■ **Data lines**:
........
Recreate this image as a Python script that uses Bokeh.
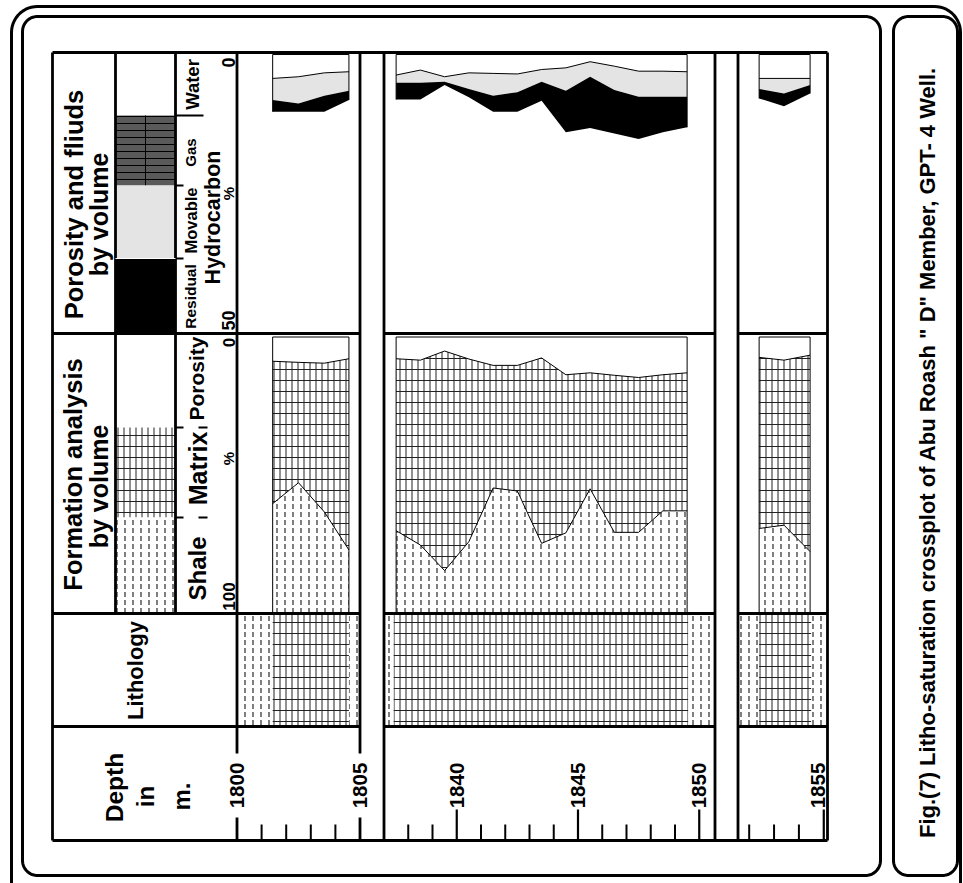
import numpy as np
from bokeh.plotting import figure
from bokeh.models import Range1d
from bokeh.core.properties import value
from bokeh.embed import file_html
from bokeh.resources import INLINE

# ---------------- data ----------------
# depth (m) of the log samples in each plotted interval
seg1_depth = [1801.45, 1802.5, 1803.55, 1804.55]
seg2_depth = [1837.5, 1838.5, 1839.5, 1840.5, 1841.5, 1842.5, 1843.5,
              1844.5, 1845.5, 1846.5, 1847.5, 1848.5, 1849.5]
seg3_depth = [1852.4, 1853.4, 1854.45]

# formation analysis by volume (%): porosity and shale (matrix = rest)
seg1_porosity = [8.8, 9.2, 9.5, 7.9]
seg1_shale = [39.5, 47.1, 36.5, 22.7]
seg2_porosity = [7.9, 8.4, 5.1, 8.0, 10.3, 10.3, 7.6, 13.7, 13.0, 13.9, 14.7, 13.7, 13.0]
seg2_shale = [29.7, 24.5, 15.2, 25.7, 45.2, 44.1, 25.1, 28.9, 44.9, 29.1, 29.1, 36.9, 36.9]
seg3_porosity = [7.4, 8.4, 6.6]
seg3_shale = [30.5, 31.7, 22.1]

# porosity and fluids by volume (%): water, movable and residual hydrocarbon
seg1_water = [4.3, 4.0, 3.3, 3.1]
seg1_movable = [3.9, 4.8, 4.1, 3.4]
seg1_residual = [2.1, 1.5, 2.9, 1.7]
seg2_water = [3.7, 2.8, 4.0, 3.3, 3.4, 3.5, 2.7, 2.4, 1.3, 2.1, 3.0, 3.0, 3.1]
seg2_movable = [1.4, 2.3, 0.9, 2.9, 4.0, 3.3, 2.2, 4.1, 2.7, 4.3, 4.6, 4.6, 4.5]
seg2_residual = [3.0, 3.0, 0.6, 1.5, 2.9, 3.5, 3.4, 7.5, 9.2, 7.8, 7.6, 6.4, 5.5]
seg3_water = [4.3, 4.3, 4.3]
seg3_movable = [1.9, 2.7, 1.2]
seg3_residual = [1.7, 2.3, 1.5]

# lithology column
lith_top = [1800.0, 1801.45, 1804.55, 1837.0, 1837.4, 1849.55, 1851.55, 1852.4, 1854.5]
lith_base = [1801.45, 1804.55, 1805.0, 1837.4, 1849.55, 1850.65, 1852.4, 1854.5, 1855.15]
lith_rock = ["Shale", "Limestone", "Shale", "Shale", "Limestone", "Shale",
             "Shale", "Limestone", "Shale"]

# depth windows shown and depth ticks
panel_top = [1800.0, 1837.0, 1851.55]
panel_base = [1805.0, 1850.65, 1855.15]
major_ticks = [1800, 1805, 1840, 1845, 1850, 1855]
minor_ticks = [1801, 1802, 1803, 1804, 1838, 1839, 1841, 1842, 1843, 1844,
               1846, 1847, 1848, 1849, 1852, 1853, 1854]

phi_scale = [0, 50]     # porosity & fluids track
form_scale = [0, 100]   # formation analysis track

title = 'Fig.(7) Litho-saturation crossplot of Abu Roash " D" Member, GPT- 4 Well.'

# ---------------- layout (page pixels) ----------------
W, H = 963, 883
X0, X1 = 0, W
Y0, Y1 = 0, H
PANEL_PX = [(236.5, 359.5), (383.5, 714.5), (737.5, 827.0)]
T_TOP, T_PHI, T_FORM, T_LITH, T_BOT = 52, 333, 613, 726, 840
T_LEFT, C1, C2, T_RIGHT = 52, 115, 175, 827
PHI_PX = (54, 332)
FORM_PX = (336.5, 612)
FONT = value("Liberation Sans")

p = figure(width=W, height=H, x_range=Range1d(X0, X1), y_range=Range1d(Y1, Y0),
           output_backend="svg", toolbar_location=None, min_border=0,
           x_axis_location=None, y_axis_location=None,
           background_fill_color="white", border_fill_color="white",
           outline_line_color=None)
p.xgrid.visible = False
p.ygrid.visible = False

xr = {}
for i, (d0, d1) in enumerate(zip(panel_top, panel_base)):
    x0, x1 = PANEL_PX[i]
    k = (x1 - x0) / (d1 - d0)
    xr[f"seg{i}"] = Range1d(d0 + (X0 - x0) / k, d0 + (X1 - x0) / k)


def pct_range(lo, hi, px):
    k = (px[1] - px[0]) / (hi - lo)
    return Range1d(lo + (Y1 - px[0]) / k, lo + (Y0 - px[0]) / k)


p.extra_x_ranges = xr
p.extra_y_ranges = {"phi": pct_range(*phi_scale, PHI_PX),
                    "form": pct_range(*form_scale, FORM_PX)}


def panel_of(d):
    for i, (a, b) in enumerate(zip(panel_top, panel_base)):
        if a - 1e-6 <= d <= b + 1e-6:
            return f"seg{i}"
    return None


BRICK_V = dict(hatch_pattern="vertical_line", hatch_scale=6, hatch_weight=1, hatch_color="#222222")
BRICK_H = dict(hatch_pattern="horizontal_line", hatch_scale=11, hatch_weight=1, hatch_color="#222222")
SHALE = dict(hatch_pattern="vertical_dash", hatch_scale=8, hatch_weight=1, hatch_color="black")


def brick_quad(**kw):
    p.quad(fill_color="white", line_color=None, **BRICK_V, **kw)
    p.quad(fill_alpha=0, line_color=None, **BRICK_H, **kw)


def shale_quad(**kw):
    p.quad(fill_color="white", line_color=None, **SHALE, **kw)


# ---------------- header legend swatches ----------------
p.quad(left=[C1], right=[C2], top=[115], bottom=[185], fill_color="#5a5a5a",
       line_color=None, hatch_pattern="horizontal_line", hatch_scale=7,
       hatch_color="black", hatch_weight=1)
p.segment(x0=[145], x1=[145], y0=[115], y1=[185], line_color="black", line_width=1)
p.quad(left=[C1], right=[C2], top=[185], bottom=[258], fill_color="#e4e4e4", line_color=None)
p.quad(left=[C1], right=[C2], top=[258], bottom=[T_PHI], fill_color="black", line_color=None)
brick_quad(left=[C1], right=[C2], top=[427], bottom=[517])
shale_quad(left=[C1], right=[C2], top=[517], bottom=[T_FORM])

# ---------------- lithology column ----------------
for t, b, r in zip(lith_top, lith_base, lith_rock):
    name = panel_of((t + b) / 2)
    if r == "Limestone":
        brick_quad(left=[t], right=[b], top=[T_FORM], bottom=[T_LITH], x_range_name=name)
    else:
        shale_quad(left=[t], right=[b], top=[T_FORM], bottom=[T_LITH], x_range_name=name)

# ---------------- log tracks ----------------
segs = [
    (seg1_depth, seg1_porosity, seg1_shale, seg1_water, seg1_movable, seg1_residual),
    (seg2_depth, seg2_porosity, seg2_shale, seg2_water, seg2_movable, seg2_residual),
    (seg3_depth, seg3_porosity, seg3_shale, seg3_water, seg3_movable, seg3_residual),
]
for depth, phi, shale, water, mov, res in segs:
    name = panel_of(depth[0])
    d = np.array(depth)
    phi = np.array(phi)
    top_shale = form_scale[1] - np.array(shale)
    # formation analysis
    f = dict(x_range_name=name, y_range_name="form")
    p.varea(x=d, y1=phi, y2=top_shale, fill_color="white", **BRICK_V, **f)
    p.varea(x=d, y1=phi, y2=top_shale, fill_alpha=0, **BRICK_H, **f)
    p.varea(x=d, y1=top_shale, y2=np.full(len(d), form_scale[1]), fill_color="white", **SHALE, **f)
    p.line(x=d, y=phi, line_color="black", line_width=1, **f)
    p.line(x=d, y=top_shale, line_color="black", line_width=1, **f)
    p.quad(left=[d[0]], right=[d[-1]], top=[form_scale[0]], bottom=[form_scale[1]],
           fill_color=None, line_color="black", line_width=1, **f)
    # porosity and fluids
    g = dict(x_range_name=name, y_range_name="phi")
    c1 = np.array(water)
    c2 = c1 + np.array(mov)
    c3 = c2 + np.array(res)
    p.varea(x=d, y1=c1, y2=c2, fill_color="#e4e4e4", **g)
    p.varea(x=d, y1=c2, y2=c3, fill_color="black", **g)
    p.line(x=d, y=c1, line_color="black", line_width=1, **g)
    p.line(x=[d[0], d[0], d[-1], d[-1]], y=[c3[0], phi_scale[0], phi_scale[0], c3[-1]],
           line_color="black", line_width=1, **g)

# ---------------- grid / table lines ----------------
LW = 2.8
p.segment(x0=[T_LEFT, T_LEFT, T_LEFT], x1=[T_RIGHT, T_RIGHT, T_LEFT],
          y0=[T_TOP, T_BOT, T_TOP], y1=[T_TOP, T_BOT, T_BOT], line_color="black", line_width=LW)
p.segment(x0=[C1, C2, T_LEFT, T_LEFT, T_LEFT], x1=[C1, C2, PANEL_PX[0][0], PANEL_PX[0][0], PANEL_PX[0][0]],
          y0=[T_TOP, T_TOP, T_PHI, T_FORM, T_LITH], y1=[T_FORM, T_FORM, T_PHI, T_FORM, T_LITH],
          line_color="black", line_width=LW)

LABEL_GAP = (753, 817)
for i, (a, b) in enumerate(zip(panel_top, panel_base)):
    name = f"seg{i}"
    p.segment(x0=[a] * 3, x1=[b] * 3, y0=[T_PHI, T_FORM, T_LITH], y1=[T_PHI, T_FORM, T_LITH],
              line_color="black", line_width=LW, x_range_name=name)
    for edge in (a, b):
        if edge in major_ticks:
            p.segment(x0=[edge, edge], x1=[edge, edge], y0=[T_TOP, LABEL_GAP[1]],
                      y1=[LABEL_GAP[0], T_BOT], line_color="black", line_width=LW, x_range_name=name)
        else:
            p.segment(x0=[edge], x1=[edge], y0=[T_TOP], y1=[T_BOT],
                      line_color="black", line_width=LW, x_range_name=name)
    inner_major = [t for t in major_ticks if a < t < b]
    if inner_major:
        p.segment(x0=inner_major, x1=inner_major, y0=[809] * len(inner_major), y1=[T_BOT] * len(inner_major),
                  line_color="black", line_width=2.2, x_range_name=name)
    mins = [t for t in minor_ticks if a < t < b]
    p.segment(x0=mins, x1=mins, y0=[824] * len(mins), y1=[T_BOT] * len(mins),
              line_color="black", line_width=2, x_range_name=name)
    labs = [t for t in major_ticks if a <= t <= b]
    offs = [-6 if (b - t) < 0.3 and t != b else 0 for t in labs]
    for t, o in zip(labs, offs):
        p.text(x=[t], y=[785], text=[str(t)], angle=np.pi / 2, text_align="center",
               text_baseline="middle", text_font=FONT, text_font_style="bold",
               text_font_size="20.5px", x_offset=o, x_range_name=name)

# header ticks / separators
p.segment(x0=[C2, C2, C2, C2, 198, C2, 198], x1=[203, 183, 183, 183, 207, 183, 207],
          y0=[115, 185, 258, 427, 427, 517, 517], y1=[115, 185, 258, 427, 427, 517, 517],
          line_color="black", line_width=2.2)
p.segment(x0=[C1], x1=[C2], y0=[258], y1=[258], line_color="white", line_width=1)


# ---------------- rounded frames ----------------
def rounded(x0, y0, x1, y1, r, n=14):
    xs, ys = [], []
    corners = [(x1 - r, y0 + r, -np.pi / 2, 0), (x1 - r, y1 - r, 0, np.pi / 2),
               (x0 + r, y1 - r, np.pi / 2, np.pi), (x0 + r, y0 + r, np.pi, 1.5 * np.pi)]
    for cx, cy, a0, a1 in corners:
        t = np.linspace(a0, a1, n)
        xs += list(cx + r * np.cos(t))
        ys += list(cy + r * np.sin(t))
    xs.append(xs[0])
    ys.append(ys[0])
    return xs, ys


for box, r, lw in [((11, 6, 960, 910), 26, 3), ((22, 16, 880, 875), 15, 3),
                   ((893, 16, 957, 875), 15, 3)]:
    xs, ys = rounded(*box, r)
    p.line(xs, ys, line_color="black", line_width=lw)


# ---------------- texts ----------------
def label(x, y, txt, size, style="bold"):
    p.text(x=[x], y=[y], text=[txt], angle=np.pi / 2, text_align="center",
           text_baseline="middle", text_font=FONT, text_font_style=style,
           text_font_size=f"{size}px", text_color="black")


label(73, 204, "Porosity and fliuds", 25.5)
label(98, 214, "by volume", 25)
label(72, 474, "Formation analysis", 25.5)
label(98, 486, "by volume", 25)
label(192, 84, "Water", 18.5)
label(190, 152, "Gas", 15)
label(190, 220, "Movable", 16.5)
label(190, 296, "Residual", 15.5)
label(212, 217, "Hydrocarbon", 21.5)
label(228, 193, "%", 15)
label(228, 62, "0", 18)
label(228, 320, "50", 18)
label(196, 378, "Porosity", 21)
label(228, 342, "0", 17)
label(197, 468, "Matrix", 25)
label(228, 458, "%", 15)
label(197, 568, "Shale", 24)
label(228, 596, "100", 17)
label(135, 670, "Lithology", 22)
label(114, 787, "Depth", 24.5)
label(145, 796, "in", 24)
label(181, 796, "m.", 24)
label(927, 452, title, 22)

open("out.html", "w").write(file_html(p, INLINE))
........
■ **Work to do**: Copy nothing but the lines from the first one in the listing through the line with "seg3_shale = [30.5, 31.7, 22.1]", and omit the pictures.

■ **Solution for this problem**:
Recreate this image as a Python script that uses Bokeh.
import numpy as np
from bokeh.plotting import figure
from bokeh.models import Range1d
from bokeh.core.properties import value
from bokeh.embed import file_html
from bokeh.resources import INLINE

# ---------------- data ----------------
# depth (m) of the log samples in each plotted interval
seg1_depth = [1801.45, 1802.5, 1803.55, 1804.55]
seg2_depth = [1837.5, 1838.5, 1839.5, 1840.5, 1841.5, 1842.5, 1843.5,
              1844.5, 1845.5, 1846.5, 1847.5, 1848.5, 1849.5]
seg3_depth = [1852.4, 1853.4, 1854.45]

# formation analysis by volume (%): porosity and shale (matrix = rest)
seg1_porosity = [8.8, 9.2, 9.5, 7.9]
seg1_shale = [39.5, 47.1, 36.5, 22.7]
seg2_porosity = [7.9, 8.4, 5.1, 8.0, 10.3, 10.3, 7.6, 13.7, 13.0, 13.9, 14.7, 13.7, 13.0]
seg2_shale = [29.7, 24.5, 15.2, 25.7, 45.2, 44.1, 25.1, 28.9, 44.9, 29.1, 29.1, 36.9, 36.9]
seg3_porosity = [7.4, 8.4, 6.6]
seg3_shale = [30.5, 31.7, 22.1]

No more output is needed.